In the previous section, we invited students to think about a time when they needed help, or were prevented from doing something because someone thought they could not do it. Here we look at that more closely.

A group of 6 blue characters, all wearing yellow and dark blue clothes. One is blind, and is using a white cane and wearing dark glasses; the next has his hands up and is backing away as if nervous; the next person is wearing a hearing aid and signing 'n' in british sign language; the next person is holding their chin and their head and looking worried; the next person is standing looking tired, with their hand up to their forehead and eyes closed; the final person in front of the group is sitting in a wheelchair, waving.

Activity 2

Invite all your students to communicate what difficulties they may have when in the classroom or the playground. Do they have trouble keeping up with friends in running games? Do they struggle to keep up when people are talking too fast? Do they feel left out because they cannot hear what is being said over the classroom noise?

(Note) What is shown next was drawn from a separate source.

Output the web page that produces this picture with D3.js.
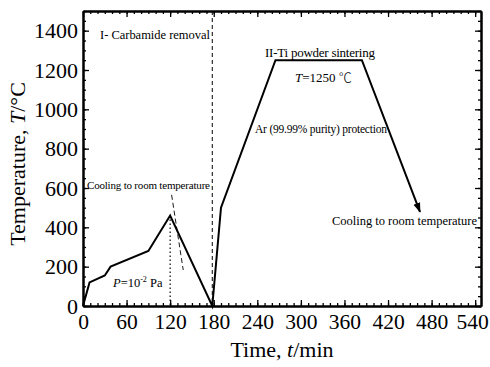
<!DOCTYPE html>
<html><head><meta charset="utf-8">
<script src="https://cdn.jsdelivr.net/npm/d3@7"></script>
<style>body{margin:0;background:#fff}svg{display:block}text{font-family:"Liberation Serif","Times New Roman",serif;fill:#000}</style>
</head><body><svg id="c" width="490" height="367"></svg>
<script>
const times = [0, 9, 30, 38, 90, 120, 178, 190, 265, 384, 464];
const temps = [0, 120, 155, 200, 280, 460, 0, 500, 1250, 1250, 479];
const xTicks = [0, 60, 120, 180, 240, 300, 360, 420, 480, 540];
const yTicks = [0, 200, 400, 600, 800, 1000, 1200, 1400];
const extrapTimes = [122, 138];
const extrapTemps = [565, 183];
const stageBoundary = [178];
const peakTime = [120];
const peakTemp = [460];

const svg = d3.select("#c");
const L = 83, R = 481, T = 11, B = 306;
const x = d3.scaleLinear().domain([0, 548]).range([L, R]);
const y = d3.scaleLinear().domain([0, 1500]).range([B, T]);

const defs = svg.append("defs");
defs.append("marker").attr("id","arr").attr("viewBox","0 0 10 10").attr("refX",9).attr("refY",5)
  .attr("markerWidth",5).attr("markerHeight",5).attr("markerUnits","strokeWidth").attr("orient","auto")
  .append("path").attr("d","M0,1.5 L10,5 L0,8.5 Z").attr("fill","#000");

function styleAx(g){ g.select(".domain").attr("stroke-width",2); g.selectAll(".tick line").attr("stroke-width",1.3); }
const minorX = d3.range(0, 549, 10), minorY = d3.range(0, 1501, 50);
const fmt = d3.format("d");
// bottom
svg.append("g").attr("transform",`translate(0,${B})`).call(d3.axisBottom(x).tickValues(minorX).tickSize(-3).tickFormat("").tickSizeOuter(0)).call(styleAx);
const bx = svg.append("g").attr("transform",`translate(0,${B})`).call(d3.axisBottom(x).tickValues(xTicks).tickSize(-6).tickFormat(fmt).tickSizeOuter(0)).call(styleAx);
bx.selectAll("text").attr("font-size",21.5).attr("y",23).attr("dy",0)
  .attr("dx",d=>d===540?-3:0);
// top
svg.append("g").attr("transform",`translate(0,${T})`).call(d3.axisTop(x).tickValues(minorX).tickSize(-3).tickFormat("").tickSizeOuter(0)).call(styleAx);
svg.append("g").attr("transform",`translate(0,${T})`).call(d3.axisTop(x).tickValues(xTicks).tickSize(-6).tickFormat("").tickSizeOuter(0)).call(styleAx);
// left
svg.append("g").attr("transform",`translate(${L},0)`).call(d3.axisLeft(y).tickValues(minorY).tickSize(-3).tickFormat("").tickSizeOuter(0)).call(styleAx);
const ly = svg.append("g").attr("transform",`translate(${L},0)`).call(d3.axisLeft(y).tickValues(yTicks).tickSize(-6).tickPadding(5).tickFormat(fmt).tickSizeOuter(0)).call(styleAx);
ly.selectAll("text").attr("font-size",22);
// right
svg.append("g").attr("transform",`translate(${R},0)`).call(d3.axisRight(y).tickValues(minorY).tickSize(-3).tickFormat("").tickSizeOuter(0)).call(styleAx);
svg.append("g").attr("transform",`translate(${R},0)`).call(d3.axisRight(y).tickValues(yTicks).tickSize(-6).tickFormat("").tickSizeOuter(0)).call(styleAx);
svg.selectAll(".domain").attr("stroke","#000");

// reference lines
svg.append("line").attr("x1",x(stageBoundary[0])).attr("x2",x(stageBoundary[0])).attr("y1",y(1500)).attr("y2",y(0))
  .attr("stroke","#000").attr("stroke-width",1).attr("stroke-dasharray","4,3");
svg.append("line").attr("x1",x(peakTime[0])).attr("x2",x(peakTime[0])).attr("y1",y(peakTemp[0])).attr("y2",y(0))
  .attr("stroke","#000").attr("stroke-width",1.2).attr("stroke-dasharray","1.5,2.5");
svg.append("line").attr("x1",x(extrapTimes[0])).attr("x2",x(extrapTimes[1])).attr("y1",y(extrapTemps[0])).attr("y2",y(extrapTemps[1]))
  .attr("stroke","#000").attr("stroke-width",0.9).attr("stroke-dasharray","5,3");

// main curve
const pts = times.map((t,i)=>[t,temps[i]]);
svg.append("path").datum(pts).attr("d", d3.line().x(d=>x(d[0])).y(d=>y(d[1])))
  .attr("fill","none").attr("stroke","#000").attr("stroke-width",2).attr("stroke-linejoin","miter").attr("marker-end","url(#arr)");

// annotations
function txt(px,py,size){ return svg.append("text").attr("x",px).attr("y",py).attr("font-size",size); }
txt(100,39,12.5).attr("textLength",110).text("I- Carbamide removal");
txt(87,189,11).attr("textLength",123).text("Cooling to room temperature");
const p = txt(113,287,12.5);
p.append("tspan").attr("font-style","italic").text("P");
p.append("tspan").text("=10");
p.append("tspan").attr("font-size",8).attr("dy",-5).text("-2");
p.append("tspan").attr("dy",5).text(" Pa");
txt(265,57,13).attr("textLength",110).text("II-Ti powder sintering");
const tt = txt(295,82,13);
tt.append("tspan").attr("font-style","italic").text("T");
tt.append("tspan").text("=1250 ");
tt.append("tspan").attr("font-family","'Noto Sans CJK SC'").attr("font-weight",300).text("\u2103");
txt(255,133,11.5).attr("textLength",132).text("Ar (99.99% purity) protection");
txt(332,225,12.5).attr("textLength",145).text("Cooling to room temperature");

// axis titles
const yt = svg.append("text").attr("transform",`translate(25,164) rotate(-90)`).attr("text-anchor","middle").attr("font-size",22);
yt.append("tspan").text("Temperature, ");
yt.append("tspan").attr("font-style","italic").text("T");
yt.append("tspan").text("/\u00B0C");
const xt = svg.append("text").attr("x",282).attr("y",357).attr("text-anchor","middle").attr("font-size",22);
xt.append("tspan").text("Time, ");
xt.append("tspan").attr("font-style","italic").text("t");
xt.append("tspan").text("/min");
</script></body></html>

The next questions is what would make them feel more included? Would it help if friends played different games sometimes that didn’t involve running? Could people talk a bit slower or just one person at a time?

Find different ways for students to express themselves:

1. Talking in front of the class or a group

2. Writing things down individually

3. Making videos of each other

4. Working together to act out scenarios

5. Drawing pictures or posters of what others can do to help.

A selection of icons depicting a paintbrush, camera, someone standing at a podium, a mobile phone, a pen writing and a pencil drawing a picture of a house on a piece of paper.

Your students may find talking difficult. They may find it difficult to express themselves in writing. So find different ways for the students to express themselves. You will encourage greater and more honest conversation.


Below is some work completed by students who attend Dosti, a school for children with special needs in India. You can read more about the activities the students completed and see more of their work in a blog here: WeCanAccess Youth – Dosti – WecanAccess

The only special need I have is to be loved and accepted just the way I am, so be my friend in real sense by involving me equally in every activity and I will try my best to be at par and will not let down. Student Y

I must not be left alone nor be looked down just because I am differently abled and want to be treated with same dignity like you so be my buddy, my support system and not a sympathizer rest, I can manage when I know I have you beside me. Student A

A colourful hand drawn picture shows 3 smiling children playing with a skipping rope. A boy is jumping, and two girls are holding the rope, one of the girls is in a wheelchair. The caption reads 'I feel so good when mainstream children participate in play with us'.
I feel so good when mainstream children participate in play with us.
A young man with his eyes closed is holding up his drawing of 3 characters playing.